Abgerissene, z.T. eingestürzte Häuser, unbebaute Flächen mitten in der City, Bauzäune, Umleitungen, gesperrte Straßen wegen Baumaßnahmen , Kräne und Bagger bestimmenn das Stadtbild. Da können auch die vielen tollen und bunten Graffitis an stehengebliebenen Fassaden oder an Bauzäunen nicht das Elend kaschieren.
Mit dem Rad oder mit der historischen Tram kann man die interessanten Punkte der zerstörten Stadt und den langsamen Wiederaufbau betrachten. Ein kleiner Lichtblick ist die „New Regent Street“, die von 1930 stammt und mit ihren pastellfarbenen Anstrichen schon wieder Besucher anzieht.

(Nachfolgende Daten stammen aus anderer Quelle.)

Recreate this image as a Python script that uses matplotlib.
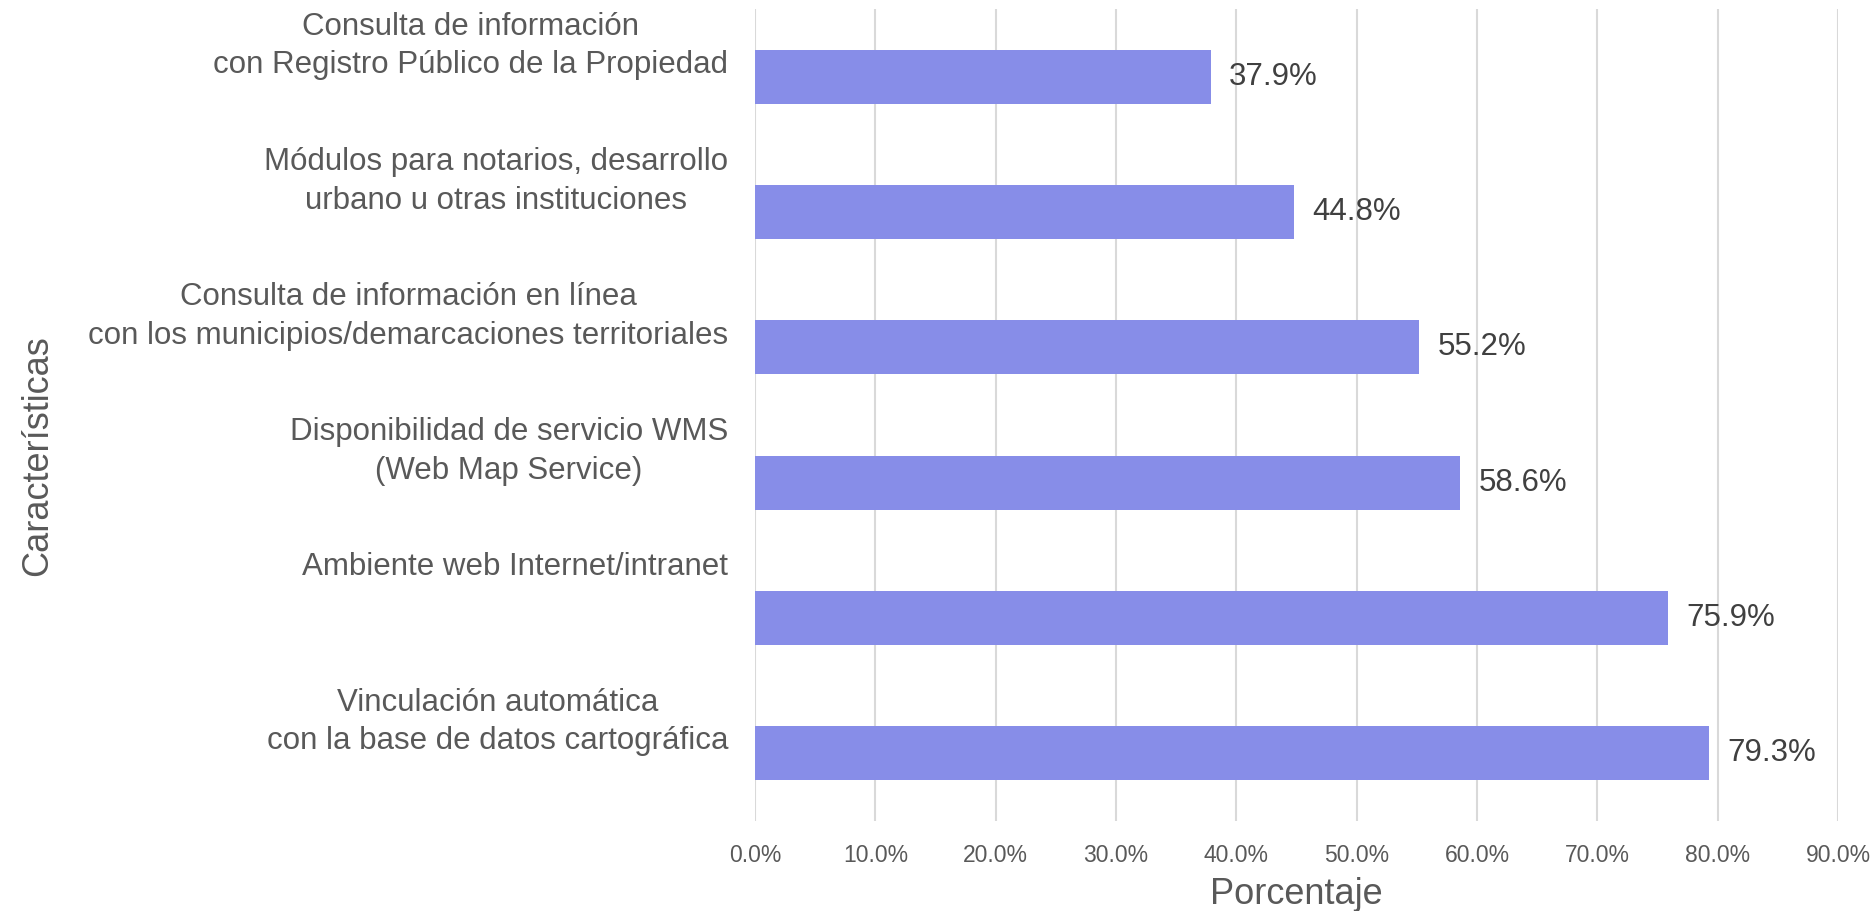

Einen letzten Abstecher machten wir auf die Bankshalbinsel nach „Akaroa“. Dort ließen sich einst französische Siedler nieder und der ganze niedliche Ort mit den hübschen Häusern, blühenden Gärten, Boutiquen und Bistros strahlt französischen Charme aus.
Bei unserem Aufenthalt ankerten leider zwei Kreuzfahrtschiffe in der nahen Bucht und der kleine Ort wurde sogleich von Menschenmassen bevölkert.
Zurück in die Stadt fuhren wir bei herrlichem Sonnenschein auf unserem letzten Scenic Drive in Neuseeland und beendeten so unsere herrliche fünfwöchige Rundreise, auf der wir etwa 6500km zurückgelegt haben.